Work required.
Copy out the material below in full, but not its images.

━━ Supplied data ━━

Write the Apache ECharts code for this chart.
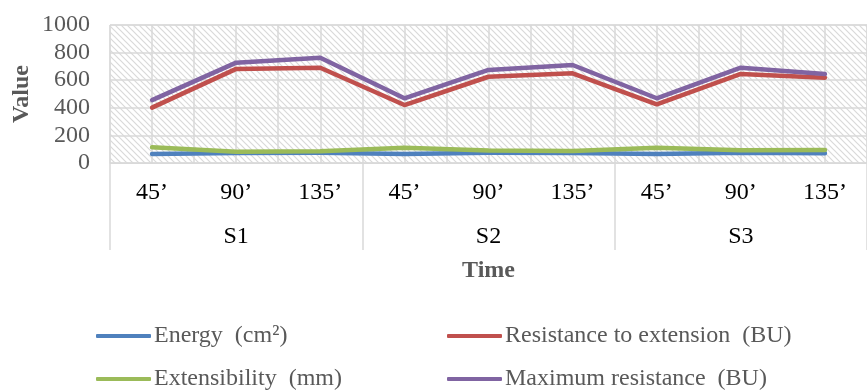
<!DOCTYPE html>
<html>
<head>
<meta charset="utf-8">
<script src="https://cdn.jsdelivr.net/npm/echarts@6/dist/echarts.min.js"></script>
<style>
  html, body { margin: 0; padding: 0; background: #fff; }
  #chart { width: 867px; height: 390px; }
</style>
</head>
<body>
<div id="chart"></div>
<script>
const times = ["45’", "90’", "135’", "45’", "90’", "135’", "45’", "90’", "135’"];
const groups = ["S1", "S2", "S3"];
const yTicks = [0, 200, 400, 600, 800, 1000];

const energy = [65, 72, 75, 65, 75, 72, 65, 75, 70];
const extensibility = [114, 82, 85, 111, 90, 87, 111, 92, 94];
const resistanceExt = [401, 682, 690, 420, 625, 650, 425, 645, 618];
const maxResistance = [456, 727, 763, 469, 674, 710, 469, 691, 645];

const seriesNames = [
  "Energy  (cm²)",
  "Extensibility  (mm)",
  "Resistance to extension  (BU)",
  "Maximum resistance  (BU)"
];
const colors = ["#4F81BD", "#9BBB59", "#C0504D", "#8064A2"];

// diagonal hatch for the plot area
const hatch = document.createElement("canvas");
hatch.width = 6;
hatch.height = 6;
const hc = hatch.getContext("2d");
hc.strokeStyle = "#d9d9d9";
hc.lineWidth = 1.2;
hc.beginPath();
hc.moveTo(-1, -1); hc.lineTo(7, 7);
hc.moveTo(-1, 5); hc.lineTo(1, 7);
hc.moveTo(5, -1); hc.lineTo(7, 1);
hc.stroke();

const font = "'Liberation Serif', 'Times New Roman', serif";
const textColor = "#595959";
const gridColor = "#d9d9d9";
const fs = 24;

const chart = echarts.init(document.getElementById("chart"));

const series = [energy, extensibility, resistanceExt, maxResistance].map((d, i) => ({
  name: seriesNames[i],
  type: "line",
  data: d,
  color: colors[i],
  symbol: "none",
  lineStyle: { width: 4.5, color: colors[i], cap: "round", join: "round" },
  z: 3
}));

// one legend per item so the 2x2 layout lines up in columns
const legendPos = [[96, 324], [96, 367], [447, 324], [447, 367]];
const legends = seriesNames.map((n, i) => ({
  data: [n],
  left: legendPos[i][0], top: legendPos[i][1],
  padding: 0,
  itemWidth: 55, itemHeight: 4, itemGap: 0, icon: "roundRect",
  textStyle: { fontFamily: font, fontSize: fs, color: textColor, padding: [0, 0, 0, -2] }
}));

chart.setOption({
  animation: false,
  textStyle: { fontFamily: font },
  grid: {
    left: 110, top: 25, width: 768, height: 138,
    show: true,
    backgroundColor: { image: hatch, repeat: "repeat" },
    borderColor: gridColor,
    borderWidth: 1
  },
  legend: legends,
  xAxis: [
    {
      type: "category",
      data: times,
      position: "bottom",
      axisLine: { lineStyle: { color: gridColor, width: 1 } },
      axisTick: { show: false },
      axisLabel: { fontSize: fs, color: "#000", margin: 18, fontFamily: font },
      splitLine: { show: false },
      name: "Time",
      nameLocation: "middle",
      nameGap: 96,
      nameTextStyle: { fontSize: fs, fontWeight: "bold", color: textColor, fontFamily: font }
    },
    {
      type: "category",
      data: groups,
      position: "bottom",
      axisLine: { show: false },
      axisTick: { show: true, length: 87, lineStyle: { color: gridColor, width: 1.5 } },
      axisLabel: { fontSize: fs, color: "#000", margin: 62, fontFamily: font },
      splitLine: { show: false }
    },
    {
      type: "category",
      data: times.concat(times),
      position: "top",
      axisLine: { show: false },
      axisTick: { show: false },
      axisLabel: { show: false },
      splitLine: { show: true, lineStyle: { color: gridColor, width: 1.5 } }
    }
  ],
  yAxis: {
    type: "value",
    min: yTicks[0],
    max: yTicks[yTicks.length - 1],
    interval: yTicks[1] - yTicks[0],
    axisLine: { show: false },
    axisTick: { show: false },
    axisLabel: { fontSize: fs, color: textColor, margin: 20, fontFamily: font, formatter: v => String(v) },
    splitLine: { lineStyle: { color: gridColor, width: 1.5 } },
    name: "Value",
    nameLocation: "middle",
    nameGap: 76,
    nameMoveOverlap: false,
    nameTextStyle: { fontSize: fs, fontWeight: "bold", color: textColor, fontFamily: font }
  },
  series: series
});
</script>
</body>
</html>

━━━

Solution to this exercise.
Write the Apache ECharts code for this chart.
<!DOCTYPE html>
<html>
<head>
<meta charset="utf-8">
<script src="https://cdn.jsdelivr.net/npm/echarts@6/dist/echarts.min.js"></script>
<style>
  html, body { margin: 0; padding: 0; background: #fff; }
  #chart { width: 867px; height: 390px; }
</style>
</head>
<body>
<div id="chart"></div>
<script>
const times = ["45’", "90’", "135’", "45’", "90’", "135’", "45’", "90’", "135’"];
const groups = ["S1", "S2", "S3"];
const yTicks = [0, 200, 400, 600, 800, 1000];

const energy = [65, 72, 75, 65, 75, 72, 65, 75, 70];
const extensibility = [114, 82, 85, 111, 90, 87, 111, 92, 94];
const resistanceExt = [401, 682, 690, 420, 625, 650, 425, 645, 618];
const maxResistance = [456, 727, 763, 469, 674, 710, 469, 691, 645];

const seriesNames = [
  "Energy  (cm²)",
  "Extensibility  (mm)",
  "Resistance to extension  (BU)",
  "Maximum resistance  (BU)"
];
const colors = ["#4F81BD", "#9BBB59", "#C0504D", "#8064A2"];

// diagonal hatch for the plot area
const hatch = document.createElement("canvas");
hatch.width = 6;
hatch.height = 6;
const hc = hatch.getContext("2d");
hc.strokeStyle = "#d9d9d9";
hc.lineWidth = 1.2;
hc.beginPath();
hc.moveTo(-1, -1); hc.lineTo(7, 7);
hc.moveTo(-1, 5); hc.lineTo(1, 7);
hc.moveTo(5, -1); hc.lineTo(7, 1);
hc.stroke();

const font = "'Liberation Serif', 'Times New Roman', serif";
const textColor = "#595959";
const gridColor = "#d9d9d9";
const fs = 24;

const chart = echarts.init(document.getElementById("chart"));

const series = [energy, extensibility, resistanceExt, maxResistance].map((d, i) => ({
  name: seriesNames[i],
  type: "line",
  data: d,
  color: colors[i],
  symbol: "none",
  lineStyle: { width: 4.5, color: colors[i], cap: "round", join: "round" },
  z: 3
}));

// one legend per item so the 2x2 layout lines up in columns
const legendPos = [[96, 324], [96, 367], [447, 324], [447, 367]];
const legends = seriesNames.map((n, i) => ({
  data: [n],
  left: legendPos[i][0], top: legendPos[i][1],
  padding: 0,
  itemWidth: 55, itemHeight: 4, itemGap: 0, icon: "roundRect",
  textStyle: { fontFamily: font, fontSize: fs, color: textColor, padding: [0, 0, 0, -2] }
}));

chart.setOption({
  animation: false,
  textStyle: { fontFamily: font },
  grid: {
    left: 110, top: 25, width: 768, height: 138,
    show: true,
    backgroundColor: { image: hatch, repeat: "repeat" },
    borderColor: gridColor,
    borderWidth: 1
  },
  legend: legends,
  xAxis: [
    {
      type: "category",
      data: times,
      position: "bottom",
      axisLine: { lineStyle: { color: gridColor, width: 1 } },
      axisTick: { show: false },
      axisLabel: { fontSize: fs, color: "#000", margin: 18, fontFamily: font },
      splitLine: { show: false },
      name: "Time",
      nameLocation: "middle",
      nameGap: 96,
      nameTextStyle: { fontSize: fs, fontWeight: "bold", color: textColor, fontFamily: font }
    },
    {
      type: "category",
      data: groups,
      position: "bottom",
      axisLine: { show: false },
      axisTick: { show: true, length: 87, lineStyle: { color: gridColor, width: 1.5 } },
      axisLabel: { fontSize: fs, color: "#000", margin: 62, fontFamily: font },
      splitLine: { show: false }
    },
    {
      type: "category",
      data: times.concat(times),
      position: "top",
      axisLine: { show: false },
      axisTick: { show: false },
      axisLabel: { show: false },
      splitLine: { show: true, lineStyle: { color: gridColor, width: 1.5 } }
    }
  ],
  yAxis: {
    type: "value",
    min: yTicks[0],
    max: yTicks[yTicks.length - 1],
    interval: yTicks[1] - yTicks[0],
    axisLine: { show: false },
    axisTick: { show: false },
    axisLabel: { fontSize: fs, color: textColor, margin: 20, fontFamily: font, formatter: v => String(v) },
    splitLine: { lineStyle: { color: gridColor, width: 1.5 } },
    name: "Value",
    nameLocation: "middle",
    nameGap: 76,
    nameMoveOverlap: false,
    nameTextStyle: { fontSize: fs, fontWeight: "bold", color: textColor, fontFamily: font }
  },
  series: series
});
</script>
</body>
</html>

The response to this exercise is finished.